Ms Deakin raised her concerns after hearing reports of him bullying other pupils. She says that she conferred with colleagues in the staff room who corroborated accounts of harassment of fellow pupils and of Farage’s apparent fascination with the far right, including claims that he had been “goose-stepping” on combined cadet force marches:

Despite the chatter in the playground and staffroom, Farage was put on a draft list of prefects by the headteacher, David Emms, and his deputy, Terry Walsh. There was a meeting where strong views were aired, though Emms and Walsh were of the opinion that Farage was naughty, rather than being a malevolent racist.

“So when I heard that Farage’s name was on the finalised prefect list, I was appalled and that was why I wrote independently to Emms, because I felt strongly about it – I still do,” Deakin recalled.

Deakin’s letter of June 1981, first revealed by the Channel 4 journalist Michael Crick in a report in 2013, is uncompromising. She has never spoken before of this episode with the letter – written after Farage’s 17th birthday – emerging only as a result of her having given a copy of it to a senior teacher at the time, as was the practice at the school.

She wrote: “You will recall that at the recent and lengthy meeting about the selection of prefects, the remark by a colleague that Farage was a ‘fascist but that was no reason why he would not make a good prefect’ invoked considerable reaction from members of the [staff] common room.

“Another colleague, who teaches the boy, described his publicly professed racist and neo-fascist views, and he cited a particular incident in which Farage was so offensive to a boy in his set that he had to be removed from his lesson.
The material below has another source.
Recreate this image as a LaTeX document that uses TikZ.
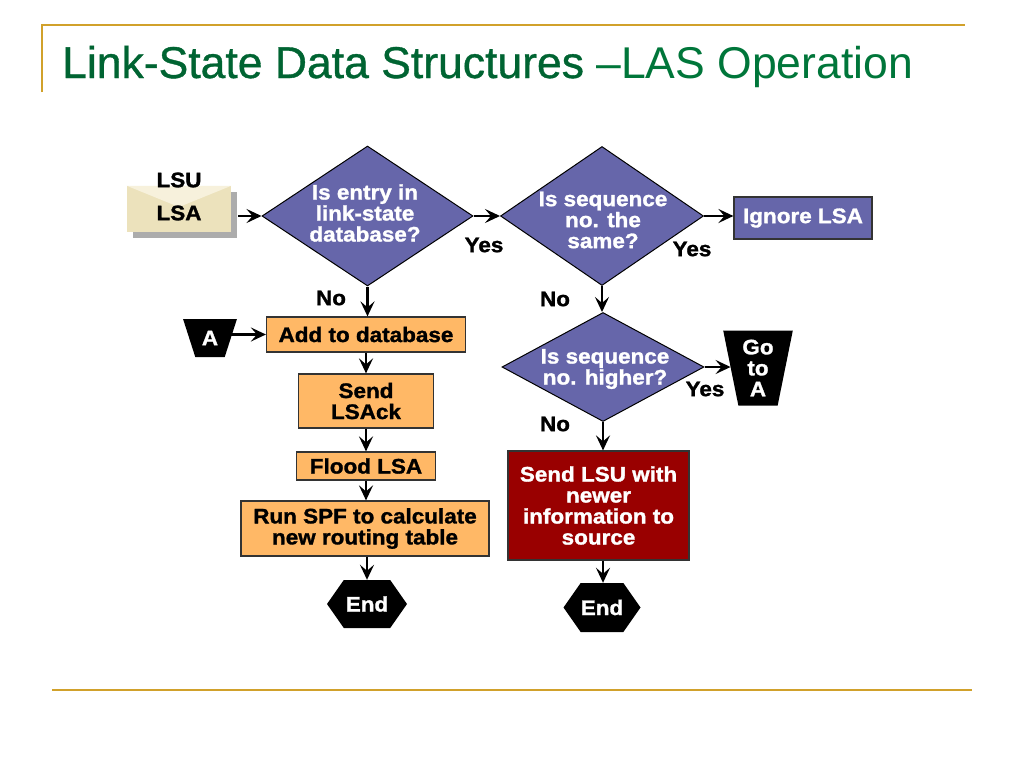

“Yet another colleague described how, at a [combined cadet force] camp organised by the college, Farage and others had marched through a quiet Sussex village very late at night shouting Hitler Youth songs; and when it was suggested by a master that boys who expressed such views ‘don’t really mean them’, the college chaplain himself commented that, on the contrary, in his experience views of that kind expressed by boys of that age are deep-seated and are meant.”

The letter concluded: “You will appreciate that I regard this as a very serious matter. I have often heard you tell our senior boys that they are the nation’s future leaders. It is our collective responsibility to ensure that these leaders are enlightened and compassionate.”

The Guardian says that their reporters have now spoken to more than 30 school contemporaries of Farage who have given testimony of being on the wrong end of racist or antisemitic abuse or witnessing it at the school and yet Farage has not acknowledged or apologised for his alleged actions.